In recent years, Vietnam has ordered six Russian-made Kilo-class submarines armed with cruise missiles, 36 Sukhoi Su-30MK2 jet fighters, six stealth naval frigates, six fast attack craft, and most recently an advanced Israeli air-defense system.
“It’s not over the top” given the heightened tensions, Mr. Wezeman said. “It’s just enough to make sure that if China pushes, then Vietnam can do some counter-pushing.”
Vietnam will likely remain a top weapons importer as it continues its “steady march” toward assembling a credible military deterrent, said Carlyle Thayer, a Vietnamese defense expert at the University of New South Wales.

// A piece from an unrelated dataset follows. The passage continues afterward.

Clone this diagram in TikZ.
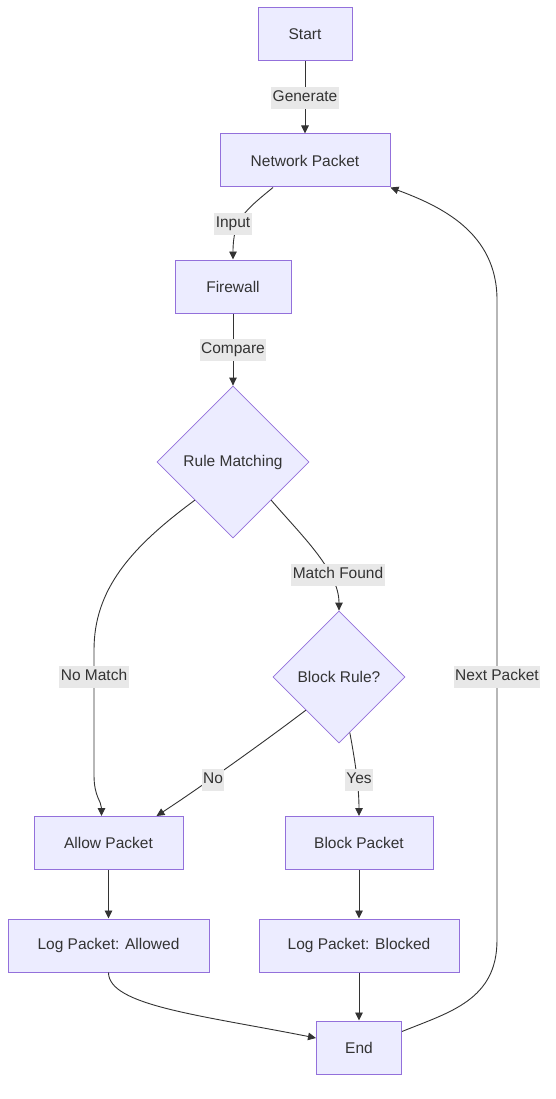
\documentclass[tikz,border=0pt]{standalone}
\usepackage{fontspec}
\setmainfont{Liberation Sans}
\usetikzlibrary{shapes.geometric,arrows.meta}
\definecolor{nodefill}{HTML}{ECECFF}
\definecolor{nodeline}{HTML}{9370DB}
\definecolor{edgecol}{HTML}{333333}
\definecolor{lblbg}{HTML}{E8E8E8}
\begin{document}
\begin{tikzpicture}[x=1pt,y=-1pt,
  every node/.style={font=\fontsize{15.5pt}{18pt}\selectfont, text=edgecol},
  box/.style={draw=nodeline, fill=nodefill, line width=1pt, minimum height=53pt, inner sep=0pt},
  dia/.style={diamond, aspect=1, draw=nodeline, fill=nodefill, line width=0.8pt, inner sep=0pt},
  edge/.style={draw=edgecol, line width=0.9pt, -{Triangle[length=8pt,width=7.5pt]}},
  lbl/.style={fill=lblbg, inner xsep=1.5pt, inner ysep=4pt, text height=11pt, text depth=3.5pt}
]
\useasboundingbox (0,0) rectangle (556,1099);
\fill[white] (0,0) rectangle (556,1099);

\node[box, minimum width=94pt]  (start) at (305,34.5)   {Start};
\node[box, minimum width=170pt] (net)   at (305,160.5)  {Network Packet};
\node[box, minimum width=116pt] (fw)    at (233,286.5)  {Firewall};
\node[dia, minimum size=152pt]  (rm)    at (233,462)    {Rule Matching};
\node[dia, minimum size=132pt]  (br)    at (339,677)    {Block Rule?};
\node[box, minimum width=149pt] (allow) at (108.5,843)  {Allow Packet};
\node[box, minimum width=148pt] (block) at (359,843)    {Block Packet};
\node[box, minimum width=201pt] (loga)  at (108.5,945.5){Log Packet: Allowed};
\node[box, minimum width=200pt] (logb)  at (359,945.5)  {Log Packet: Blocked};
\node[box, minimum width=85pt]  (end)   at (359,1047.5) {End};

\coordinate (nm1) at (94,650);
\coordinate (nm2) at (94,775);
\coordinate (np1) at (497,940);
\coordinate (np2) at (497,300);

% Start -> Network Packet
\draw[edge] (start.south) -- (net.north) node[lbl] at (305,98) {Generate};
% Network Packet -> Firewall
\draw[edge] ([xshift=-32pt]net.south) .. controls +(-28,23) and +(0,-40) .. (fw.north)
  node[lbl] at (233,224) {Input};
% Firewall -> Rule Matching
\draw[edge] (fw.south) -- (rm.north) node[lbl] at (233,350) {Compare};
% Rule Matching -> Block Rule?
\draw[edge] (rm.-45) .. controls +(30,35) and +(0,-40) .. (br.north)
  node[lbl] at (338,575) {Match Found};
% Rule Matching -> Allow Packet
\draw[edge] (rm.-135) .. controls (130,548) and (94,590) .. (nm1) -- (nm2)
  .. controls +(0,22) and +(0,-15) .. ([xshift=-7pt]allow.north)
  node[lbl] at (94,677) {No Match};
% Block Rule? -> Allow Packet
\draw[edge] (br.-135) .. controls +(-46,35) and +(34,-22) .. ([xshift=48pt]allow.north)
  node[lbl] at (213,780) {No};
% Block Rule? -> Block Packet
\draw[edge] (br.-79) .. controls +(6,32) and +(0,-27) .. (block.north)
  node[lbl] at (359,780) {Yes};
% Allow -> Log Allowed
\draw[edge] (allow.south) -- (loga.north);
% Block -> Log Blocked
\draw[edge] (block.south) -- (logb.north);
% Log Allowed -> End
\draw[edge] (loga.south) .. controls +(0,33) and (200,1015) .. ([yshift=9.5pt]end.west);
% Log Blocked -> End
\draw[edge] (logb.south) -- (end.north);
% End -> Network Packet
\draw[edge] ([yshift=16pt]end.east) .. controls (450,1012) and (497,1000) .. (np1) -- (np2)
  .. controls (497,232) and (440,206) .. (net.south east)
  node[lbl] at (497,677) {Next Packet};
\end{tikzpicture}
\end{document}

“Of course, Vietnam has to be very concerned about [Chinese assertiveness]; there’s no reason for them to stop’’ buying more weaponry, he said.
Maritime-surveillance aircraft, drones, and advanced sensors and
satellite systems will be next on Hanoi’s shopping list, Mr. Thayer said, equipment that will enable the Vietnamese military to make full use of its advanced new hardware.
Having lifted restrictions on the sale of nonlethal weaponry to Vietnam in 2014, the U.S. is eager to tap into the Vietnamese market and erode Russia’s dominance there, Mr. Thayer said, with the sale of second-hand P-3C Orion surveillance aircraft a likely first step.
Tensions with many emerging weapon-importing countries such as India, the Philippines and Vietnam—which might otherwise be promising markets for Chinese arms—have limited Beijing’s options as it tries to grow sales, Mr. Wezeman observed.
So while China has successfully established itself as an arms supplier to developing countries such as Pakistan, Bangladesh and Myanmar, it will struggle to compete against the U.S. and Russia in more lucrative markets, he said.